Silvio Orlando: «Tutti sanno che cos’è un napoletano, tranne gli stessi napoletani»

A La Stampa: «Abbiamo risolto il problema auto-rappresentandoci, prendendo l’abitudine di fare quello che ci si aspetta da noi»

silvio orlando

La Stampa intervista Silvio Orlando, da oggi nelle sale con un ruolo nel film di Roberto Andò, «Il bambino nascosto». Una pellicola in cui mette da parte il suo lato comico e si concentra su quello drammatico.

«Sono sempre lo stesso, mi piacciono l’antiretorica e l’ironia, anche se credo che, a una certa età, far ridere diventi davvero difficile. L’attore comico è come un bambino che scopre il mondo per la prima volta e l’infantilismo, a un certo punto, diventa disturbante. Stanlio e Ollio a 60 anni facevano le stesse cose di sempre, ma avevano assunto un tono quasi mortuario. Un attore ha anche il dovere di cambiare registro, di seguire la lunghezza d’onda della propria anima, dei propri dolori. E poi mostrare la vecchiaia e la stanchezza di vivere non è una cosa depressiva, anzi, può essere fonte di grande divertimento».

Continua:

«Ho sempre cercato di mettere un po’ di malinconia e tenerezza nei ruoli, anche quelli comici.
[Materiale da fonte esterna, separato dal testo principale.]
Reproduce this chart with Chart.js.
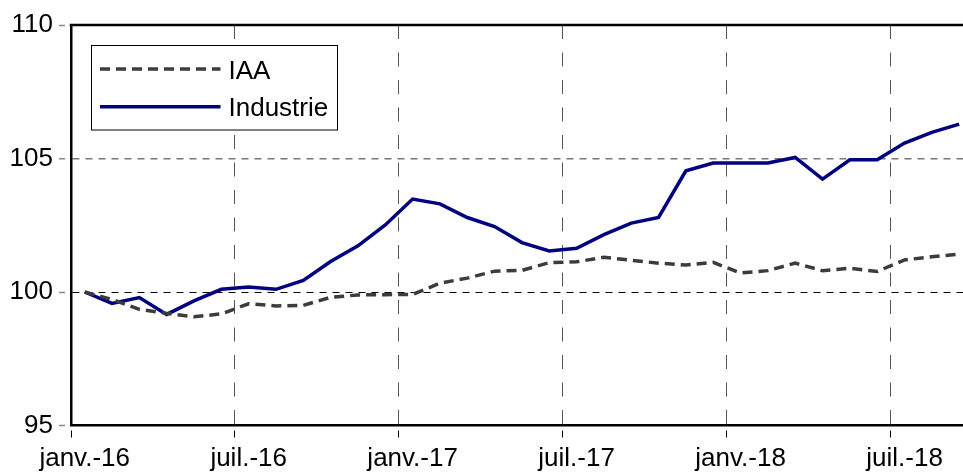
<!DOCTYPE html>
<html>
<head>
<meta charset="utf-8">
<script src="https://cdn.jsdelivr.net/npm/chart.js@4/dist/chart.umd.min.js"></script>
<style>
  html, body { margin: 0; padding: 0; background: #fff; overflow: hidden; }
  canvas { display: block; }
</style>
</head>
<body>
<canvas id="chart" width="963" height="473"></canvas>
<script>
// Monthly index, base 100 = janv.-16
const categories = [
  'janv.-16', 'févr.-16', 'mars-16', 'avr.-16', 'mai-16', 'juin-16',
  'juil.-16', 'août-16', 'sept.-16', 'oct.-16', 'nov.-16', 'déc.-16',
  'janv.-17', 'févr.-17', 'mars-17', 'avr.-17', 'mai-17', 'juin-17',
  'juil.-17', 'août-17', 'sept.-17', 'oct.-17', 'nov.-17', 'déc.-17',
  'janv.-18', 'févr.-18', 'mars-18', 'avr.-18', 'mai-18', 'juin-18',
  'juil.-18', 'août-18', 'sept.-18'
];
const iaa = [
  100.0, 99.72, 99.35, 99.2, 99.07, 99.18, 99.56, 99.48, 99.5, 99.8, 99.89, 99.9,
  99.91, 100.33, 100.52, 100.78, 100.81, 101.1, 101.13, 101.3, 101.19, 101.08, 101.01, 101.11,
  100.71, 100.8, 101.08, 100.8, 100.89, 100.77, 101.2, 101.32, 101.42
];
const industrie = [
  100.0, 99.57, 99.79, 99.16, 99.67, 100.1, 100.19, 100.1, 100.43, 101.14, 101.73, 102.51,
  103.48, 103.3, 102.79, 102.45, 101.85, 101.54, 101.64, 102.15, 102.58, 102.79, 104.54, 104.83,
  104.83, 104.83, 105.04, 104.23, 104.95, 104.95, 105.58, 105.98, 106.29
];
// x ticks sit on month boundaries, every 6 months
const xTickValues = [-0.5, 5.5, 11.5, 17.5, 23.5, 29.5];
const yTicks = [95, 100, 105, 110];

const FONT = "'Liberation Sans', Arial, sans-serif";
Chart.defaults.font.family = FONT;
Chart.defaults.color = '#000';

const toPoints = arr => arr.map((v, i) => ({ x: i, y: v }));

// top frame line + legend box drawn inside the plot
const frameAndLegend = {
  id: 'frameAndLegend',
  afterDatasetsDraw(chart) {
    const { ctx, chartArea } = chart;
    ctx.save();
    ctx.strokeStyle = '#000';
    ctx.lineWidth = 2.5;
    ctx.beginPath();
    ctx.moveTo(chartArea.left - 1.25, chartArea.top);
    ctx.lineTo(chartArea.right, chartArea.top);
    ctx.stroke();

    const bx = chartArea.left + 20.5, by = 45.5;
    ctx.fillStyle = '#fff';
    ctx.fillRect(bx, by, 246, 84.5);
    ctx.lineWidth = 1;
    ctx.strokeRect(bx, by, 246, 84.5);

    ctx.font = '26px ' + FONT;
    ctx.textBaseline = 'alphabetic';
    chart.data.datasets.forEach((ds, i) => {
      const y = 69 + i * 37.7;
      ctx.strokeStyle = ds.borderColor;
      ctx.lineWidth = ds.borderWidth;
      ctx.setLineDash(ds.borderDash || []);
      ctx.beginPath();
      ctx.moveTo(bx + 8.5, y);
      ctx.lineTo(bx + 129, y);
      ctx.stroke();
      ctx.setLineDash([]);
      ctx.fillStyle = '#000';
      ctx.fillText(ds.label, bx + 137, y + 9.5);
    });
    ctx.restore();
  }
};

new Chart(document.getElementById('chart').getContext('2d'), {
  type: 'line',
  data: {
    datasets: [
      {
        label: 'IAA',
        data: toPoints(iaa),
        borderColor: '#3c3c3c',
        borderWidth: 3.5,
        borderDash: [10, 6],
        pointRadius: 0,
        tension: 0,
        fill: false
      },
      {
        label: 'Industrie',
        data: toPoints(industrie),
        borderColor: '#000080',
        borderWidth: 3.5,
        pointRadius: 0,
        tension: 0,
        fill: false
      }
    ]
  },
  options: {
    responsive: false,
    animation: false,
    devicePixelRatio: 1,
    layout: { padding: { top: 25, left: 0, right: 0, bottom: 0 } },
    plugins: {
      legend: { display: false },
      tooltip: { enabled: false }
    },
    scales: {
      x: {
        type: 'linear',
        bounds: 'data',
        min: -0.5,
        max: 32.14,
        afterBuildTicks: scale => { scale.ticks = xTickValues.map(v => ({ value: v })); },
        afterFit: scale => { scale.height = 47.5; },
        ticks: {
          autoSkip: false,
          maxRotation: 0,
          padding: 6,
          labelOffset: 13.7, // labels centred on the month, tick marks on the boundary
          font: { size: 26 },
          callback: value => categories[Math.round(value + 0.5)]
        },
        grid: {
          color: ctx => (ctx.tick && ctx.tick.value === -0.5) ? 'rgba(0,0,0,0)' : '#555',
          lineWidth: 1,
          tickLength: 12,
          tickColor: '#000',
          tickWidth: 1,
          tickBorderDash: [0, 4, 7]
        },
        border: { display: true, color: '#000', width: 2.5, dash: [14, 13.5] }
      },
      y: {
        min: 95,
        max: 110,
        afterBuildTicks: scale => { scale.ticks = yTicks.map(v => ({ value: v })); },
        afterFit: scale => { scale.width = 71; },
        ticks: {
          padding: 6,
          font: { size: 26 },
          callback: value => String(value)
        },
        grid: {
          color: ctx => {
            const v = ctx.tick && ctx.tick.value;
            if (v === 100) return '#000';
            if (v === 105) return '#777';
            return 'rgba(0,0,0,0)';
          },
          lineWidth: ctx => (ctx.tick && ctx.tick.value === 105) ? 1.5 : 1,
          tickLength: 12,
          tickColor: '#888',
          tickWidth: 1.5,
          tickBorderDash: [6, 10]
        },
        border: { display: true, color: '#000', width: 2.5, dash: [7, 6] }
      }
    }
  },
  plugins: [frameAndLegend]
});
</script>
</body>
</html>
Adesso penso di essere cresciuto, più consapevole, soprattutto meno ansioso di piacere a tutti i costi, cosa che, in passato, mi ha condizionato».
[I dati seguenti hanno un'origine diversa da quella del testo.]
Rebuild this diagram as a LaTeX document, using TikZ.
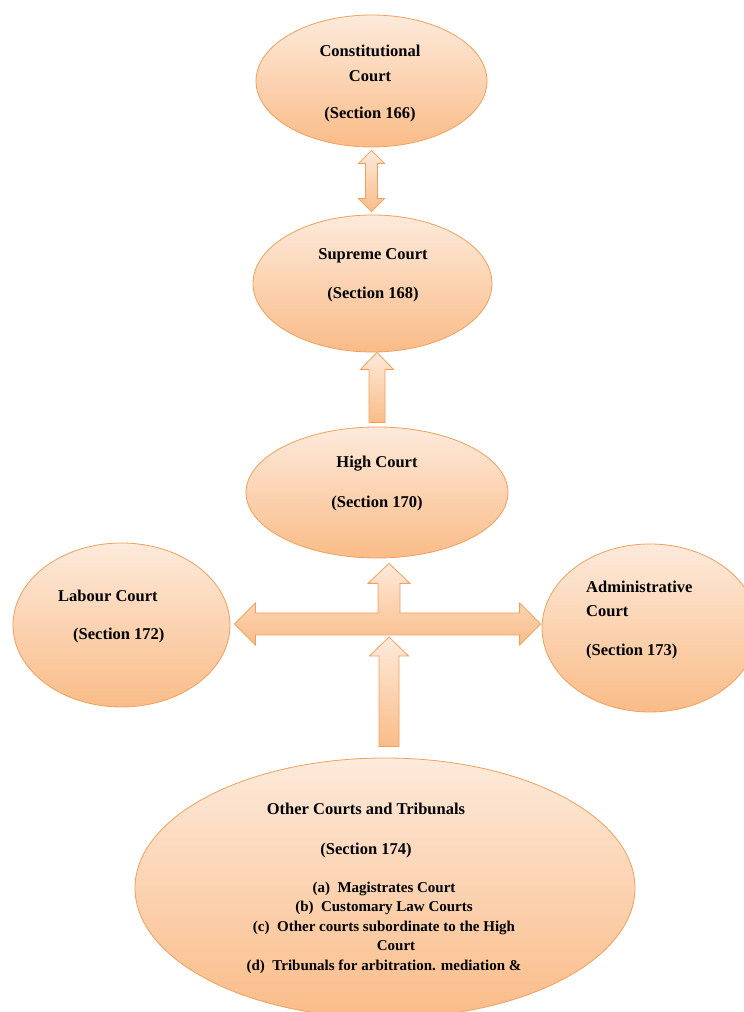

Orlando parla anche di Napoli:

«È una città stratificata, con un’identità molto forte, che ha un bisogno fisico di essere rappresentata. Tutti sanno che cos’è un napoletano, tranne gli stessi napoletani. Abbiamo risolto il problema auto-rappresentandoci, prendendo l’abitudine di fare quello che ci si aspetta da noi. Poi, ciclicamente, succede che, riaccendano i riflettori, che tutto riparta, ed è come se Napoli fosse vista per la prima volta».

Si esprime anche sulla bocciatura del ddl Zan.

«La politica dovrebbe provare a togliere un poco di dolore dal mondo e invece mi sembra faccia il contrario. Poi ho una mia idea, e cioè che una legge di quel tipo presentata da un omosessuale abbia creato fastidio, forse sarebbe stato meglio usare un filtro, far passare la legge attraverso un portavoce eterosessuale, qualcuno che, dall’esterno, mostrasse la volontà di tutelare gli omosessuali, farsi carico dei loro problemi».